**YOUR OBJECTIVE:**
Set down each line of the material that follows, exactly, with no pictures.

**MATERIAL PROVIDED:**
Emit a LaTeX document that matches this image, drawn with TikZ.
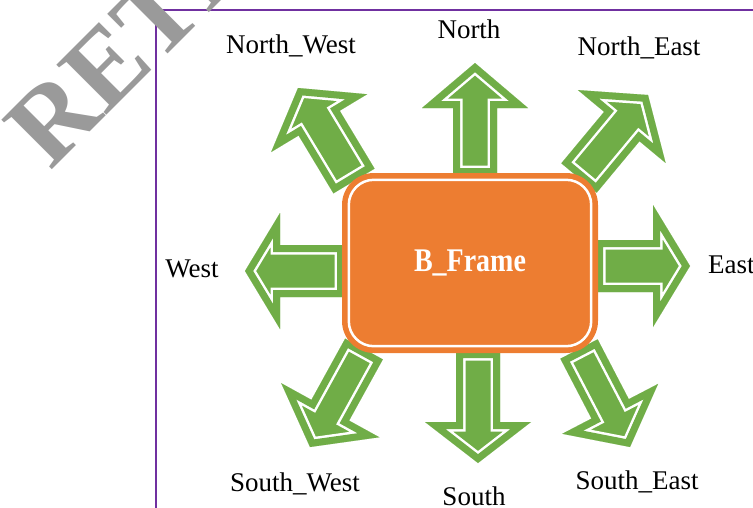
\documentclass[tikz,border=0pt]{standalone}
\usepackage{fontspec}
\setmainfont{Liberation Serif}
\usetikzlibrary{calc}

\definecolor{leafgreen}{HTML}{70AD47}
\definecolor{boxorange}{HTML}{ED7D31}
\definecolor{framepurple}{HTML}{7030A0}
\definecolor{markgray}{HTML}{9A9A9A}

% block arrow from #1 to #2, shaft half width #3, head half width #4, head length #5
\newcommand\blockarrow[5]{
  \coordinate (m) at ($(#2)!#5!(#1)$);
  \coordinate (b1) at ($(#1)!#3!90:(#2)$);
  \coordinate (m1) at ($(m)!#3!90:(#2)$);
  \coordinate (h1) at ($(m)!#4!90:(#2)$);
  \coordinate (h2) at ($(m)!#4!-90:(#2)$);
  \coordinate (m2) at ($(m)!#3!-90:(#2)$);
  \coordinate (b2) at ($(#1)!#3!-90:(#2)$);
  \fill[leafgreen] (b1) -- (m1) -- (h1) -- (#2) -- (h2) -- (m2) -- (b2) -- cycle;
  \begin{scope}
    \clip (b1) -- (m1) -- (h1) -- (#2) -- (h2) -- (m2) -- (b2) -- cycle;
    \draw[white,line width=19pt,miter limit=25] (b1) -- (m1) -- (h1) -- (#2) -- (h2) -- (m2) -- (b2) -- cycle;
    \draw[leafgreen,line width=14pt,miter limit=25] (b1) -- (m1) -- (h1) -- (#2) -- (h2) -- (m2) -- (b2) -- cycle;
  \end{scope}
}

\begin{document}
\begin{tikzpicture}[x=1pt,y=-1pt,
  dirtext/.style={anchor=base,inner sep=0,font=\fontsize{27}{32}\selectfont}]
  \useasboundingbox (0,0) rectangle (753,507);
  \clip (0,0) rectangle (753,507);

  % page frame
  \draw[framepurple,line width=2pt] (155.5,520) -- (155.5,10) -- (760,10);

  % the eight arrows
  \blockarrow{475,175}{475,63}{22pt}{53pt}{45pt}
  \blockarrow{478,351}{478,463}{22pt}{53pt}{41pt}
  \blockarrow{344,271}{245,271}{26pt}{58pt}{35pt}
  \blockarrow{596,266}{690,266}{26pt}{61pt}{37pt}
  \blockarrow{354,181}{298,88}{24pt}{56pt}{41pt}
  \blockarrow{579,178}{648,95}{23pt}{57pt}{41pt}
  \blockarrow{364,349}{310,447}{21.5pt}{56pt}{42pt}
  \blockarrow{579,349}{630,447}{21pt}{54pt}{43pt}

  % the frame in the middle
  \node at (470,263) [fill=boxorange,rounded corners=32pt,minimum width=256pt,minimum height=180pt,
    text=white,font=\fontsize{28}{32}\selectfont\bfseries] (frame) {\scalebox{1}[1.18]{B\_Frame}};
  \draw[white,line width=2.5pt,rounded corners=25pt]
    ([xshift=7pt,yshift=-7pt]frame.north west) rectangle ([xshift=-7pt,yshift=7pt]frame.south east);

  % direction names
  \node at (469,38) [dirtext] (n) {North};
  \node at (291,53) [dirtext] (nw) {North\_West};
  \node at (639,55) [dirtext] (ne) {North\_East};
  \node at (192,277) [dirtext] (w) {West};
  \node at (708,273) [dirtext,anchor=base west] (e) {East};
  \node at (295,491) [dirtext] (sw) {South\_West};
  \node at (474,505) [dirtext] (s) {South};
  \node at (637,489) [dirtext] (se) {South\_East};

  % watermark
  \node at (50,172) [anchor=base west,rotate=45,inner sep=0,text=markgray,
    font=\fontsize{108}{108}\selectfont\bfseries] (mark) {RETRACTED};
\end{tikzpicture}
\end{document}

**FINAL RESULT:**
Emit a LaTeX document that matches this image, drawn with TikZ.
\documentclass[tikz,border=0pt]{standalone}
\usepackage{fontspec}
\setmainfont{Liberation Serif}
\usetikzlibrary{calc}

\definecolor{leafgreen}{HTML}{70AD47}
\definecolor{boxorange}{HTML}{ED7D31}
\definecolor{framepurple}{HTML}{7030A0}
\definecolor{markgray}{HTML}{9A9A9A}

% block arrow from #1 to #2, shaft half width #3, head half width #4, head length #5
\newcommand\blockarrow[5]{
  \coordinate (m) at ($(#2)!#5!(#1)$);
  \coordinate (b1) at ($(#1)!#3!90:(#2)$);
  \coordinate (m1) at ($(m)!#3!90:(#2)$);
  \coordinate (h1) at ($(m)!#4!90:(#2)$);
  \coordinate (h2) at ($(m)!#4!-90:(#2)$);
  \coordinate (m2) at ($(m)!#3!-90:(#2)$);
  \coordinate (b2) at ($(#1)!#3!-90:(#2)$);
  \fill[leafgreen] (b1) -- (m1) -- (h1) -- (#2) -- (h2) -- (m2) -- (b2) -- cycle;
  \begin{scope}
    \clip (b1) -- (m1) -- (h1) -- (#2) -- (h2) -- (m2) -- (b2) -- cycle;
    \draw[white,line width=19pt,miter limit=25] (b1) -- (m1) -- (h1) -- (#2) -- (h2) -- (m2) -- (b2) -- cycle;
    \draw[leafgreen,line width=14pt,miter limit=25] (b1) -- (m1) -- (h1) -- (#2) -- (h2) -- (m2) -- (b2) -- cycle;
  \end{scope}
}

\begin{document}
\begin{tikzpicture}[x=1pt,y=-1pt,
  dirtext/.style={anchor=base,inner sep=0,font=\fontsize{27}{32}\selectfont}]
  \useasboundingbox (0,0) rectangle (753,507);
  \clip (0,0) rectangle (753,507);

  % page frame
  \draw[framepurple,line width=2pt] (155.5,520) -- (155.5,10) -- (760,10);

  % the eight arrows
  \blockarrow{475,175}{475,63}{22pt}{53pt}{45pt}
  \blockarrow{478,351}{478,463}{22pt}{53pt}{41pt}
  \blockarrow{344,271}{245,271}{26pt}{58pt}{35pt}
  \blockarrow{596,266}{690,266}{26pt}{61pt}{37pt}
  \blockarrow{354,181}{298,88}{24pt}{56pt}{41pt}
  \blockarrow{579,178}{648,95}{23pt}{57pt}{41pt}
  \blockarrow{364,349}{310,447}{21.5pt}{56pt}{42pt}
  \blockarrow{579,349}{630,447}{21pt}{54pt}{43pt}

  % the frame in the middle
  \node at (470,263) [fill=boxorange,rounded corners=32pt,minimum width=256pt,minimum height=180pt,
    text=white,font=\fontsize{28}{32}\selectfont\bfseries] (frame) {\scalebox{1}[1.18]{B\_Frame}};
  \draw[white,line width=2.5pt,rounded corners=25pt]
    ([xshift=7pt,yshift=-7pt]frame.north west) rectangle ([xshift=-7pt,yshift=7pt]frame.south east);

  % direction names
  \node at (469,38) [dirtext] (n) {North};
  \node at (291,53) [dirtext] (nw) {North\_West};
  \node at (639,55) [dirtext] (ne) {North\_East};
  \node at (192,277) [dirtext] (w) {West};
  \node at (708,273) [dirtext,anchor=base west] (e) {East};
  \node at (295,491) [dirtext] (sw) {South\_West};
  \node at (474,505) [dirtext] (s) {South};
  \node at (637,489) [dirtext] (se) {South\_East};

  % watermark
  \node at (50,172) [anchor=base west,rotate=45,inner sep=0,text=markgray,
    font=\fontsize{108}{108}\selectfont\bfseries] (mark) {RETRACTED};
\end{tikzpicture}
\end{document}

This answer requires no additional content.